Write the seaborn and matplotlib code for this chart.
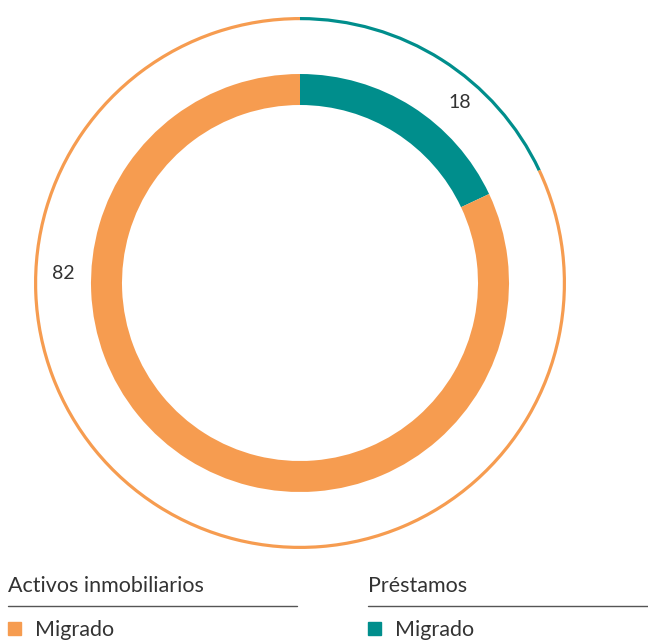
import matplotlib
matplotlib.use("Agg")
import matplotlib.pyplot as plt
import seaborn as sns
from matplotlib.lines import Line2D
from matplotlib.patches import Rectangle

# ---- data ----
categories = ["Préstamos", "Activos inmobiliarios"]
values = [18, 82]
value_labels = ["18", "82"]
legend_titles = ["Activos inmobiliarios", "Préstamos"]
legend_items = ["Migrado", "Migrado"]

sns.set_theme(style="white")
plt.rcParams['font.family'] = ['Lato', 'DejaVu Sans']

TEAL = "#008E8C"
ORANGE = "#F69C50"
TEXT = "#333333"
colors = [TEAL, ORANGE]

W, H = 648, 640
fig = plt.figure(figsize=(W / 100, H / 100), dpi=100)

# pie axes: center at (300, 283) px, outer radius 266 px
cx, cy, R = 300, 283, 266
lim = 1.05
side = 2 * R * lim
ax = fig.add_axes([(cx - side / 2) / W, (H - cy - side / 2) / H, side / W, side / H])

ax.pie(values, colors=colors, startangle=90, counterclock=False, radius=1.0,
       wedgeprops=dict(width=0.012, edgecolor='none', linewidth=0))
ax.pie(values, colors=colors, startangle=90, counterclock=False, radius=209 / R,
       wedgeprops=dict(width=31 / R, edgecolor='none', linewidth=0))
ax.set_xlim(-lim, lim)
ax.set_ylim(-lim, lim)
ax.set_aspect('equal')
ax.axis('off')

# value labels
label_pos = [(0.60, 0.677), (-0.89, 0.034)]
for txt, (x, y) in zip(value_labels, label_pos):
    ax.text(x, y, txt, ha='center', va='center', fontsize=14, color=TEXT)

# legend blocks
def fx(px):
    return px / W

def fy(py):
    return 1 - py / H

blocks = [(8, 297, ORANGE), (368, 648, TEAL)]
for (x0, x1, col), title, item in zip(blocks, legend_titles, legend_items):
    fig.text(fx(x0), fy(586), title, ha='left', va='center', fontsize=15.5, color=TEXT)
    fig.add_artist(Line2D([fx(x0), fx(x1)], [fy(606), fy(606)], color="#555555", lw=1.0,
                          transform=fig.transFigure))
    fig.add_artist(Rectangle((fx(x0), fy(635)), 13 / W, 13 / H, color=col,
                             transform=fig.transFigure))
    fig.text(fx(x0 + 27), fy(630), item, ha='left', va='center', fontsize=15.5, color=TEXT)

fig.savefig("out.png", dpi=100, facecolor='white')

Task to complete
From the first line above through the line containing "ax = fig.add_axes([(cx", copy everything exactly, without the pictures.

Response
Write the seaborn and matplotlib code for this chart.
import matplotlib
matplotlib.use("Agg")
import matplotlib.pyplot as plt
import seaborn as sns
from matplotlib.lines import Line2D
from matplotlib.patches import Rectangle

# ---- data ----
categories = ["Préstamos", "Activos inmobiliarios"]
values = [18, 82]
value_labels = ["18", "82"]
legend_titles = ["Activos inmobiliarios", "Préstamos"]
legend_items = ["Migrado", "Migrado"]

sns.set_theme(style="white")
plt.rcParams['font.family'] = ['Lato', 'DejaVu Sans']

TEAL = "#008E8C"
ORANGE = "#F69C50"
TEXT = "#333333"
colors = [TEAL, ORANGE]

W, H = 648, 640
fig = plt.figure(figsize=(W / 100, H / 100), dpi=100)

# pie axes: center at (300, 283) px, outer radius 266 px
cx, cy, R = 300, 283, 266
lim = 1.05
side = 2 * R * lim
ax = fig.add_axes([(cx - side / 2) / W, (H - cy - side / 2) / H, side / W, side / H])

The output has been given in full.